Peace IS the journey

I think many of us find ourselves thinking about peace this way:

Straight-journey-to-peace

But in actuality, it’s more like this:

Journey to peace

Peace isn’t a destination; it’s a journey. A never-ending journey, because just when we think we’ve “made it,” something else happens in our lives to make us realize that there’s another aspect of peace we need to work on.

I recently read a book titled Undivided. It’s by two women–a mother and daughter–who found themselves struggling to keep their family connection while dealing with a situation that could have been (and was, for a while) very divisive. Patricia (the mother) is a devout Christian; Alana (the daughter) converted to Islam. For ten years–ten years!–they didn’t talk about their differences. They couldn’t. They basically ignored them and tried to continue life.

But differences like that can’t be ignored forever.

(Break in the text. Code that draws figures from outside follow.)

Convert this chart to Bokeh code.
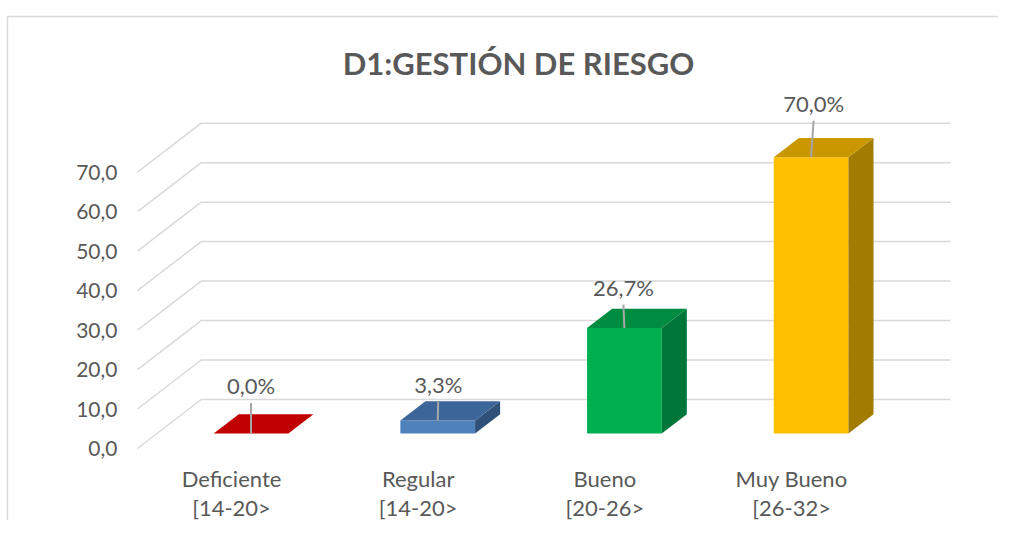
from bokeh.plotting import figure
from bokeh.models import Range1d, Label
from bokeh.core.properties import value
from bokeh.embed import file_html
from bokeh.resources import INLINE

# ---------------- data ----------------
categories = ["Deficiente", "Regular", "Bueno", "Muy Bueno"]
ranges_txt = ["[14-20>", "[14-20>", "[20-26>", "[26-32>"]
percent = [0.0, 3.3, 26.7, 70.0]
labels = ["0,0%", "3,3%", "26,7%", "70,0%"]
ticks = [0, 10, 20, 30, 40, 50, 60, 70]
tick_labels = ["0,0", "10,0", "20,0", "30,0", "40,0", "50,0", "60,0", "70,0"]
title = "D1:GESTIÓN DE RIESGO"

# ---------------- style ----------------
front_col = ["#C00000", "#4F81BD", "#00B050", "#FFC000"]
top_col = ["#C00000", "#3C6699", "#008C40", "#C99700"]
side_col = ["#8E0000", "#2F5178", "#00763A", "#A27C00"]
label_dy = [48, 36, 41, 54]     # px above bar top
label_dx = [0, 0.5, -1, 2.5]    # px
TXT = "#595959"
GRID = "#d9d9d9"
FONT = value("Lato")

W, H = 998, 520
PXX = 186.7     # px per category
PXY = 3.947     # px per value unit
X0 = 250.5      # canvas x of first category
Y0 = 433.0      # canvas y (from top) of value 0 on bar plane
KX = 1.3 / PXX  # depth shift in x per px depth
KY = 1.0 / PXY  # depth shift in y per px depth
ZF, ZB, ZBAR = -15.0, 34.0, 19.3
BW = 0.4

def cx(px):
    return (px - X0) / PXX

def cy(py):
    return (Y0 - py) / PXY

p = figure(width=W, height=H, output_backend="svg", toolbar_location=None,
           x_axis_type=None, y_axis_type=None, min_border=0,
           x_range=Range1d(cx(0), cx(W)), y_range=Range1d(cy(H), cy(0)))
p.outline_line_color = None
p.grid.visible = False
p.background_fill_color = "white"

# chart border (top and left)
p.line([cx(7), cx(7), cx(W + 5)], [cy(H + 5), cy(16), cy(16)], line_color=GRID, line_width=1.5)

# walls gridlines
xl = cx(137) - ZF * KX
xr = cx(950) - ZB * KX
gx, gy = [], []
for t in ticks:
    gx.append([xl + ZF * KX, xl + ZB * KX, xr + ZB * KX])
    gy.append([t + ZF * KY, t + ZB * KY, t + ZB * KY])
p.multi_line(gx, gy, line_color=GRID, line_width=1.5)

# tick labels
p.text(x=[cx(117)] * len(ticks), y=[t + ZF * KY for t in ticks], text=tick_labels,
       text_align="right", text_baseline="middle", text_font=FONT,
       text_font_size="21px", text_color=TXT)

# bars
dx, dy = ZBAR * KX, ZBAR * KY
for i, v in enumerate(percent):
    l, r = i - BW / 2, i + BW / 2
    p.patch([l, r, r, l], [0, 0, v, v], fill_color=front_col[i], line_color=None)
    p.patch([r, r + dx, r + dx, r], [0, dy, v + dy, v], fill_color=side_col[i], line_color=None)
    p.patch([l, r, r + dx, l + dx], [v, v, v + dy, v + dy], fill_color=top_col[i], line_color=None)

# leader lines and data labels
idx = list(range(len(percent)))
p.segment(x0=[i + label_dx[i] / PXX for i in idx],
          y0=[percent[i] + (label_dy[i] - 17.5) / PXY for i in idx],
          x1=idx, y1=percent, line_color="#a6a6a6", line_width=2)
p.text(x=[i + label_dx[i] / PXX for i in idx],
       y=[percent[i] + label_dy[i] / PXY for i in idx], text=labels,
       text_align="center", text_baseline="middle", text_font=FONT,
       text_font_size="22px", text_color=TXT)

# category labels
catx = [i + ZF * KX for i in idx]
caty = [ZF * KY] * len(idx)
p.text(x=catx, y=caty, text=categories, y_offset=30, text_align="center",
       text_baseline="middle", text_font=FONT, text_font_size="22px", text_color=TXT)
p.text(x=catx, y=caty, text=ranges_txt, y_offset=59, text_align="center",
       text_baseline="middle", text_font=FONT, text_font_size="22px", text_color=TXT)

# title
p.add_layout(Label(x=518, y=H - 62, x_units="screen", y_units="screen", text=title,
                   text_align="center", text_baseline="middle", text_font="Lato",
                   text_font_style="bold", text_font_size="31px", text_color=TXT))

open("out.html", "w").write(file_html(p, INLINE))
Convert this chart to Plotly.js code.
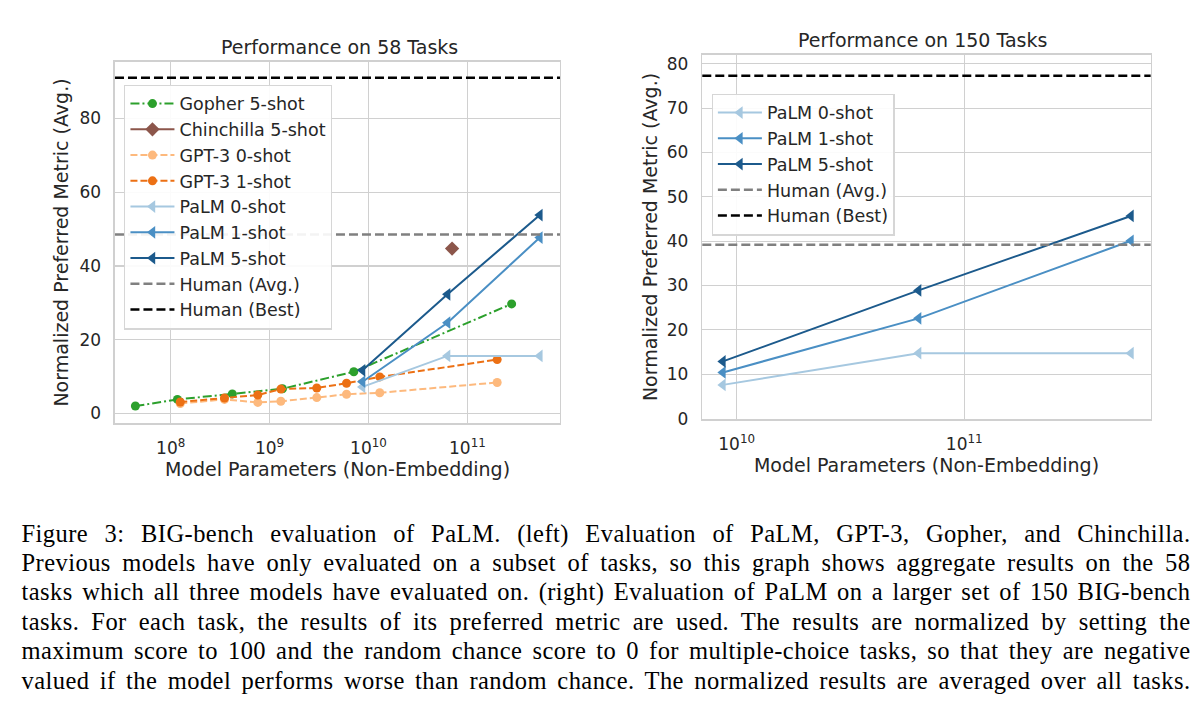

They become a huge elephant that dominates everything, even if never openly acknowledged. Sooner or later they will demand to be spoken of.

Patricia and Alana shared their journey through alternating chapters, chapters they appear to have written alternately. then shared with each other and responded to. There’s a lot of frustration and anger with each other, a lot of hurt that’s been held in and needs to be expressed. There’s a lot of misunderstanding.

Their journey isn’t over, but it’s a start.

There are difficult discussions we all have to have. We have to learn to listen to each other–truly listen, not just be quiet while we’re thinking how we’re going to respond. We’re going to hear things from each other that we don’t want to hear. We’re going to have to be willing to acknowledge that even though we may have grown up in the same country…the same community…the same city…even the same family, we’re going to have experienced life differently–and we’re going to have to give those life experiences validity, even when we don’t understand.

It’s not going to be easy. But we’re at a crossroads, and we can either continue down the road of misunderstandings that leads to conflict–or we can take the difficult road that is the journey to peace.